Догмы служили правилом жизни для горстки убежденных философов, считавших себя приверженцами той или иной школы. Пьер Адо убедительно это демонстрирует: античная философия создавалась не для того, чтобы быть интересной или правдивой, она была предназначена для применения на практике, для того чтобы изменить жизнь, глубоко проникнуть в образ мыслей, став средством для мыслительных упражнений, которые позже послужат моделью христианских молитв. Эти упражнения были ежедневными, если не ежеминутными: «Постоянно перебирай в уме истины, которые ты часто слышишь и которым учишь сам»; нужно размышлять над догмами, вспоминать их, находить им применение в ежедневных делах, искать глазами вещи, о них напоминающие, перебирать в памяти истины, повторять их про себя в присутствии людей и вслух, когда ты один, слушать публичные лекции и читать их самому… Нужно записывать эти упражнения: Адо недавно отметил, что «Размышления» Марка Аврелия вовсе не являют собой его личный дневник, как принято было считать; этот труд совсем не похож на разрозненные мысли и свободные размышления; книга представляет собой методические указания по медитации, разбитые на три этапа.
Философские учения не ограничиваются узким кругом сект; функции философии расширяются, и ее влияние распространяется на всю социальную, а то и на политическую жизнь. Стоицизм со свойственным этому учению конформизмом становится благонадежной идеологией, признаваемой всеми: стоики с такой энергией возводят эту идеологию в ранг закона, как будто сами и были ее авторами. Вообще же философия, оставаясь кодексом жизненных правил, становится для образованных людей любопытным интеллектуальным предметом. Будучи одновременно и культурой, и идеологией, она постепенно приобретает значение большее, чем то, какое она имела для Цицерона, который вел образ жизни скорее ученого сенатора, чем философа; философия играла важную роль в его интеллектуальной жизни, но, так же как и для наших современников, не оказывала практически никакого влияния на его частную жизнь. Никто не может называться образованным человеком, если не имеет какого–либо представления о философских учениях; врачи и архитекторы не могут решить, считать ли свое искусство философским или эмпирическим. И самое главное, философские учения служат материалом для риторики: прилежный ученик или просто любитель риторики блеснет эрудицией, если сможет подчеркнуть свою аргументацию философскими доводами. Преподаватели красноречия указывали начинающим ораторам, какие из наиболее употребительных философских постулатов нужно знать прежде прочих. В конце концов, философия становится частью культурной жизни, со всей ее торжественностью и общественными мероприятиями; и вот уже публика спешит на выступление красноречивого оратора, одного из великих теноров мысли. Это уже неотъемлемая часть культуры, этакая паидейя[28]

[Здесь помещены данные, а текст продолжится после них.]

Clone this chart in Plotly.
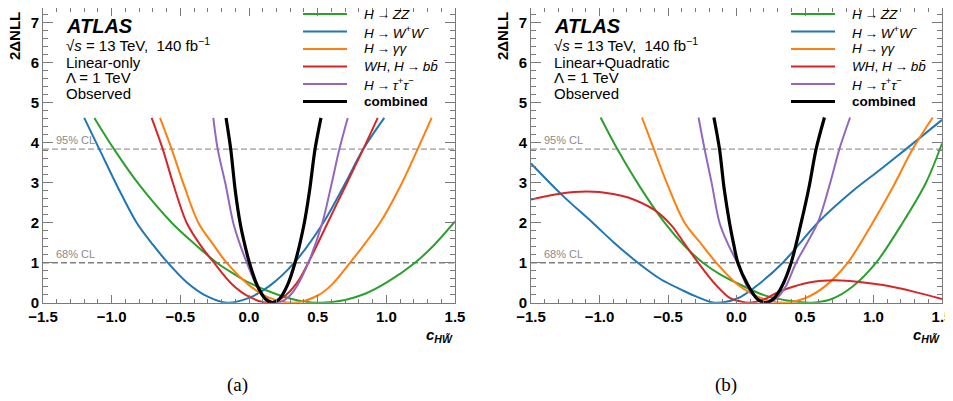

, которую просвещенные люди называют духовным идеалом и целью собственной жизни. На саркофагах изображение эрудита, занятого чтением, может подразумевать и философа, и ритора, и просто книголюба: эти понятия практически не разделяли. Рабочий кабинет становится в Античности убежищем для частной жизни; его украшают портретами или бюстами писателей и мыслителей, там хранят их труды.О степени проникновения философских догм в сознание представителей просвещенного класса, даже тех, кто не был вовлечен в секты, можно судить по их способности к рефлексии — вплоть до саморазрушения. Одна из характерных черт того времени, доказывающая всю глубину этой аккультурации, — частота продуманных самоубийств. Самоубийство сенатора, который узнал, что император собирается его в чем–то обвинить и приговорить к смерти, самоубийство больного или старика, желавшего смерти достойной или не такой мучительной, как от недуга, — любая такая смерть вызывала уважение и даже восхищение. Мужество больного, желавшего избавиться от страданий, уходя в вечный покой, сами философы восхваляли во всеуслышание, поскольку этот человек собственной кровью расписывался под вполне определенной философской идеей: ценность пережитого в том, что все когда–нибудь заканчивается. Частная жизнь личности находила себе пристанище во власти над собой, в обоих смыслах этого выражения: иметь силы распоряжаться своей жизнью и признавать за собой безраздельное право на это, вместо того чтобы смиренно подчиняться власти природы или бога. Совершая самоубийство, человек подтверждает свой отказ от иллюзорных земных благ и в вечном покое смерти достигает идеала личного умиротворения.
Стремление к уединению в собственном садике не означало отказа от принятых этических и социальных норм, оно было вызвано «заботой о себе», о своей внутренней безопасности, которая достигалась за счет некоторого уменьшения масштаба своего «я». В других социумах частная жизнь будет существовать отдельно от общественной или же уподобится странствиям моряка–одиночки или корсара, который поднимает все паруса навстречу ветру своих желаний, мечтаний или личных фантазий.